Homework, as many of us know at Parental Choice, can be a battle at the best of times so we turned to educational expert Rachel Vecht, founder of Educating Matters (www.educatingmatters.co.uk), for her top tips on how to win the homework battle.
“Over the past twenty years, homework is certainly a topic I have thought a lot about!! I spent 8 years handing out homework in my role as a class teacher; the past 14 years delivering seminars in corporates to parents on all aspects of education (particularly how to establish homework routines) and most importantly putting it all into practice on a daily basis with my own 4 children at home.
Some parents feel that their children get too much homework and others too little but it is certainly an issue that every parent/carer of a school aged child grapples with. Very few children have the maturity and motivation to rush home after a whole day at school and say,”‘Oooh I can’t wait to sit down and do my homework!” Parents play a vital role in supporting a child’s education. They need to take charge of the homework process and consistently guide their children to establish useful habits which will impact on their experience of success at school.
More important than the actual content and subject knowledge, homework teaches children the vital lesson that in life that there are certain things you just have to do, even if you don’t feel like it. Homework helps to instil in children some very important skills and values such as motivation, co-operation, confidence, self-reliance, doing your best, patience etc. It teaches children how to become successful learners – a tool they will use long after they have left school.
I have listed below a few key points regarding homework:
The parent’s role
- Homework is for children not for parents!!
- Train your children in productive study habits so they learn vital life skills such as independence, organisation, time management, perseverance, focus, problem solving.
- Model a passion for learning and show an interest in what they are doing.
- Understand the school homework policy, monitor homework and check it is completed and handed in.
- Work as a team with the school
Establish very clear rules/guidelines with your child
Routines and habits reduce resistance:
- Have a clear homework timetable stating exactly when, where, and how long homework should take 6x a week. Homework needs to be predictable.
- Set time limit for each task (use kitchen timer)
- Build in active breaks if necessary and divide longer projects into manageable chunks.
- Eliminate distractions, particularly younger siblings and any form of screen if not required for the homework. Helps to have a fixed place for homework.
- Homework happens before anything fun.
- Hardest subject first so they don’t feel demoralised and frustrated.
- Descriptively praise and encourage every step in the right direction. For example, “You got all your homework out without having to be reminded. That shows real maturity.” Focus on the positive.
- Reflectively listen to how they are feeling so they feel heard and understood.

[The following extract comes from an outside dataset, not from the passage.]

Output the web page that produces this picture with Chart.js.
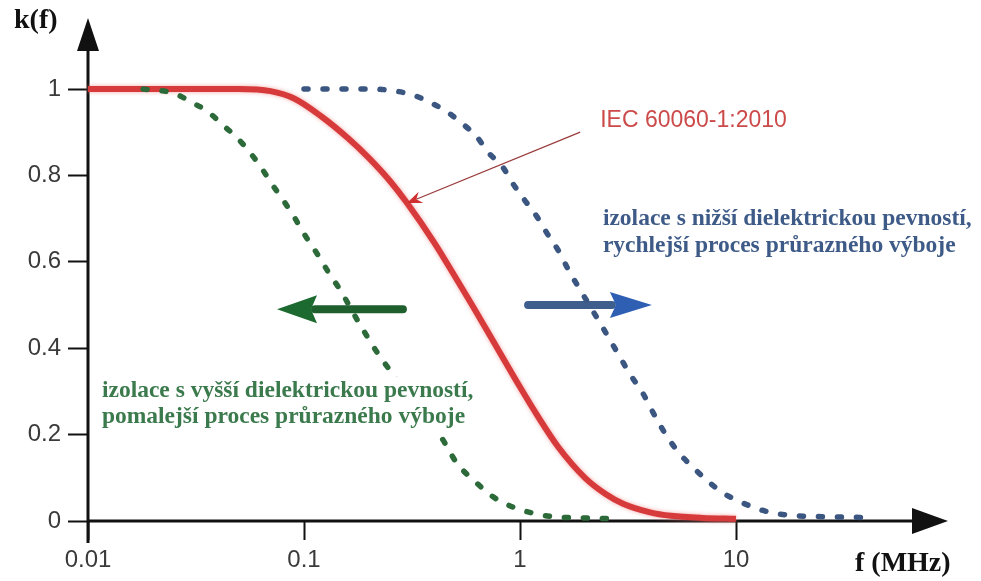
<!DOCTYPE html>
<html>
<head>
<meta charset="utf-8">
<title>k(f)</title>
<script src="https://cdn.jsdelivr.net/npm/chart.js@4.4.1/dist/chart.umd.min.js"></script>
<style>
  html, body { margin: 0; padding: 0; background: #ffffff; }
  #wrap { width: 981px; height: 581px; position: relative; }
  canvas { display: block; }
</style>
</head>
<body>
<div id="wrap"><canvas id="c" width="981" height="581"></canvas></div>
<script>
// Frequency axis (MHz, logarithmic) and k(f) axis ticks
const xTicks = [0.01, 0.1, 1, 10];
const xTickLabels = ['0.01', '0.1', '1', '10'];
const yTicks = [0, 0.2, 0.4, 0.6, 0.8, 1];
const yTickLabels = ['0', '0.2', '0.4', '0.6', '0.8', '1'];

// IEC 60060-1:2010 reference curve
const freqIec = [0.01, 0.05, 0.07, 0.09, 0.12, 0.16, 0.2, 0.25, 0.3, 0.4, 0.5, 0.6, 0.8, 1, 1.2, 1.5, 2, 2.5, 3, 4, 5, 7, 10];
const kIec = [1, 1, 0.995, 0.978, 0.937, 0.886, 0.84, 0.787, 0.736, 0.645, 0.566, 0.5, 0.393, 0.31, 0.245, 0.172, 0.1, 0.062, 0.04, 0.02, 0.012, 0.007, 0.005];

// Insulation with higher dielectric strength (slower breakdown)
const freqHigh = [0.018, 0.025, 0.03, 0.036, 0.042, 0.049, 0.056, 0.063, 0.071, 0.08, 0.09, 0.1, 0.118, 0.13, 0.147, 0.18, 0.225, 0.255, 0.3, 0.35, 0.43, 0.51, 0.63, 0.75, 0.93, 1.15, 1.42, 2, 2.8];
const kHigh = [1, 0.99, 0.97, 0.947, 0.917, 0.887, 0.854, 0.82, 0.78, 0.743, 0.704, 0.665, 0.61, 0.575, 0.535, 0.458, 0.38, 0.343, 0.29, 0.245, 0.195, 0.134, 0.088, 0.056, 0.032, 0.018, 0.01, 0.007, 0.005];

// Insulation with lower dielectric strength (faster breakdown)
const freqLow = [0.1, 0.15, 0.2, 0.25, 0.32, 0.38, 0.46, 0.54, 0.63, 0.71, 0.83, 0.93, 1.05, 1.2, 1.33, 1.53, 1.68, 1.9, 2.35, 2.9, 3.2, 3.7, 4.3, 4.8, 5.5, 6.3, 7.3, 8.7, 10, 12, 14.4, 18, 25, 42];
const kLow = [1, 1, 1, 0.997, 0.986, 0.97, 0.947, 0.92, 0.89, 0.854, 0.82, 0.78, 0.743, 0.704, 0.667, 0.62, 0.58, 0.535, 0.458, 0.38, 0.343, 0.296, 0.235, 0.195, 0.155, 0.125, 0.095, 0.065, 0.049, 0.032, 0.02, 0.013, 0.01, 0.008];

const toPoints = (xs, ys) => xs.map((x, i) => ({ x: x, y: ys[i] }));

const INK = '#111111';
const SERIF = '"Liberation Serif", "DejaVu Serif", serif';
const SANS = '"Liberation Sans", Arial, sans-serif';

function filledArrow(ctx, x0, x1, y, shaft, headLen, headHalf, shaftColor, headColor) {
  const dir = Math.sign(x1 - x0);
  const base = x1 - dir * headLen;
  ctx.save();
  ctx.strokeStyle = shaftColor;
  ctx.lineWidth = shaft;
  ctx.lineCap = 'round';
  ctx.beginPath();
  ctx.moveTo(x0, y);
  ctx.lineTo(base + dir * 2, y);
  ctx.stroke();
  ctx.fillStyle = headColor;
  ctx.beginPath();
  ctx.moveTo(x1, y);
  ctx.lineTo(base, y - headHalf);
  ctx.lineTo(base + dir * 6, y);
  ctx.lineTo(base, y + headHalf);
  ctx.closePath();
  ctx.fill();
  ctx.restore();
}

// Axes with arrowheads, drawn under the curves
const axesPlugin = {
  id: 'axesWithArrows',
  beforeDatasetsDraw(chart) {
    const { ctx, chartArea: a } = chart;
    ctx.save();
    ctx.strokeStyle = INK;
    ctx.fillStyle = INK;
    ctx.lineWidth = 3;
    ctx.lineCap = 'butt';
    // vertical axis
    ctx.beginPath();
    ctx.moveTo(a.left, a.bottom + 22);
    ctx.lineTo(a.left, a.top - 38);
    ctx.stroke();
    ctx.beginPath();
    ctx.moveTo(a.left, a.top - 71);
    ctx.lineTo(a.left - 11, a.top - 38);
    ctx.lineTo(a.left + 11, a.top - 38);
    ctx.closePath();
    ctx.fill();
    // horizontal axis
    ctx.beginPath();
    ctx.moveTo(a.left, a.bottom);
    ctx.lineTo(a.right - 38, a.bottom);
    ctx.stroke();
    ctx.beginPath();
    ctx.moveTo(a.right - 4, a.bottom);
    ctx.lineTo(a.right - 40, a.bottom - 13);
    ctx.lineTo(a.right - 40, a.bottom + 13);
    ctx.closePath();
    ctx.fill();
    ctx.restore();

    // direction arrows between the curves
    const x = chart.scales.x, y = chart.scales.y;
    filledArrow(ctx, x.getPixelForValue(0.287), x.getPixelForValue(0.075), y.getPixelForValue(0.49),
      8, 40, 14, '#1f5f2e', '#1c6a30');
    filledArrow(ctx, x.getPixelForValue(1.09), x.getPixelForValue(4.08), y.getPixelForValue(0.5),
      8, 42, 13, '#3e5f8e', '#2f5fb3');
  },
  beforeDatasetDraw(chart, args) {
    if (args.meta.dataset && chart.data.datasets[args.index].glow) {
      chart.ctx.save();
      chart.ctx.shadowColor = 'rgba(240, 130, 130, 0.7)';
      chart.ctx.shadowBlur = 4;
    }
  },
  afterDatasetDraw(chart, args) {
    if (args.meta.dataset && chart.data.datasets[args.index].glow) {
      chart.ctx.restore();
    }
  }
};

// Axis titles and annotations
const labelPlugin = {
  id: 'labels',
  afterDraw(chart) {
    const { ctx, chartArea: a } = chart;
    const x = chart.scales.x, y = chart.scales.y;
    ctx.save();

    ctx.fillStyle = INK;
    ctx.font = 'bold 28px ' + SERIF;
    ctx.textAlign = 'left';
    ctx.textBaseline = 'middle';
    ctx.fillText('k(f)', a.left - 74, a.top - 68);
    ctx.fillText('f (MHz)', a.left + 767, a.bottom + 43);

    // IEC label with leader arrow to the reference curve
    const iecIdx = freqIec.indexOf(0.3);
    const tipX = x.getPixelForValue(freqIec[iecIdx]);
    const tipY = y.getPixelForValue(kIec[iecIdx]);
    const startX = x.getPixelForValue(1.9);
    const startY = y.getPixelForValue(0.9);
    const ang = Math.atan2(tipY - startY, tipX - startX);
    ctx.strokeStyle = '#9a3c3c';
    ctx.lineWidth = 1.3;
    ctx.beginPath();
    ctx.moveTo(startX, startY);
    ctx.lineTo(tipX - 10 * Math.cos(ang), tipY - 10 * Math.sin(ang));
    ctx.stroke();
    ctx.fillStyle = '#d02f2f';
    ctx.beginPath();
    ctx.moveTo(tipX, tipY);
    ctx.lineTo(tipX - 15 * Math.cos(ang) + 6 * Math.sin(ang), tipY - 15 * Math.sin(ang) - 6 * Math.cos(ang));
    ctx.lineTo(tipX - 10 * Math.cos(ang), tipY - 10 * Math.sin(ang));
    ctx.lineTo(tipX - 15 * Math.cos(ang) - 6 * Math.sin(ang), tipY - 15 * Math.sin(ang) + 6 * Math.cos(ang));
    ctx.closePath();
    ctx.fill();

    ctx.fillStyle = '#cc4a4a';
    ctx.font = '23px ' + SANS;
    ctx.textBaseline = 'middle';
    ctx.fillText('IEC 60060-1:2010', x.getPixelForValue(2.35), y.getPixelForValue(0.926));

    // explanatory notes
    ctx.font = 'bold 23.5px ' + SERIF;
    ctx.textBaseline = 'alphabetic';
    const gx = x.getPixelForValue(0.0116);
    const g1 = y.getPixelForValue(0.287), g2 = y.getPixelForValue(0.227);
    const gw = Math.max(ctx.measureText('izolace s vyšší dielektrickou pevností,').width,
                        ctx.measureText('pomalejší proces průrazného výboje').width);
    ctx.fillStyle = '#ffffff';
    ctx.fillRect(gx - 3, g1 - 20, gw + 8, (g2 - g1) + 29);
    ctx.fillStyle = '#3b7a4c';
    ctx.fillText('izolace s vyšší dielektrickou pevností,', gx, g1);
    ctx.fillText('pomalejší proces průrazného výboje', gx, g2);

    const bx = x.getPixelForValue(2.42);
    ctx.fillStyle = '#3e5b88';
    ctx.fillText('izolace s nižší dielektrickou pevností,', bx, y.getPixelForValue(0.685));
    ctx.fillText('rychlejší proces průrazného výboje', bx, y.getPixelForValue(0.623));

    ctx.restore();
  }
};

const dotted = { borderWidth: 5.5, borderDash: [4, 15], borderCapStyle: 'round' };

new Chart(document.getElementById('c').getContext('2d'), {
  type: 'line',
  data: {
    datasets: [
      Object.assign({
        label: 'izolace s vyšší dielektrickou pevností',
        data: toPoints(freqHigh, kHigh),
        borderColor: '#2d6a3a',
        order: 0
      }, dotted),
      Object.assign({
        label: 'izolace s nižší dielektrickou pevností',
        data: toPoints(freqLow, kLow),
        borderColor: '#3b5680',
        order: 1
      }, dotted),
      {
        label: 'IEC 60060-1:2010',
        data: toPoints(freqIec, kIec),
        borderColor: '#d63a3a',
        borderWidth: 6,
        borderCapStyle: 'butt',
        glow: true,
        order: 2
      }
    ]
  },
  options: {
    responsive: false,
    animation: false,
    clip: false,
    elements: {
      point: { radius: 0, hoverRadius: 0 },
      line: { cubicInterpolationMode: 'monotone', fill: false }
    },
    layout: { padding: { left: 0, right: 29, top: 89, bottom: 0 } },
    plugins: { legend: { display: false }, tooltip: { enabled: false } },
    events: [],
    scales: {
      x: {
        type: 'logarithmic',
        min: 0.01,
        max: 100,
        afterFit(s) { s.height = 60; },
        afterBuildTicks(s) { s.ticks = xTicks.map(v => ({ value: v, major: false })); },
        border: { display: false },
        grid: { drawOnChartArea: false, drawTicks: true, tickLength: 19, tickWidth: 2, tickColor: INK },
        ticks: {
          autoSkip: false, maxRotation: 0, padding: 6, color: '#3a3a3a',
          font: { family: SANS, size: 24 },
          callback: (v, i) => xTickLabels[i]
        }
      },
      y: {
        type: 'linear',
        min: 0,
        max: 1,
        afterFit(s) { s.width = 88; },
        afterBuildTicks(s) { s.ticks = yTicks.map(v => ({ value: v })); },
        border: { display: false },
        grid: { drawOnChartArea: false, drawTicks: true, tickLength: 20, tickWidth: 2, tickColor: INK },
        ticks: {
          padding: 7, color: '#3a3a3a',
          font: { family: SANS, size: 24 },
          callback: (v, i) => yTickLabels[i]
        }
      }
    }
  },
  plugins: [axesPlugin, labelPlugin]
});
</script>
</body>
</html>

For example: “I understand that you would much rather play on your IPad than do your homework.”
- Rewards for completing homework such as ‘special time’ with their parent, screen time, an extra story for a young child.
- Natural consequences if homework is not completed in the allotted time. Such as, no screen time, they have to miss a break and complete it in school.
- Remain calm and try not to blame, criticise, lecture, nag, repeat and remind.
Three step approach to completing homework independently
- Chat through the homework with the child. Ask leading questions to guide them and ensure they understand what they need to do and how to do it. Questioning the child rather than telling them what needs to be done
- Child has a go at doing the homework alone. Ignore any delaying tactics and do not engage with them during this time.
- Review the homework. Parent and child find three good things about it to descriptively praise and then each mention 2 things that could be improved. Don’t correct all the homework. Teachers need to get a real sense of what a child is able to do independently. If your child hasn’t understood something, let the teacher know.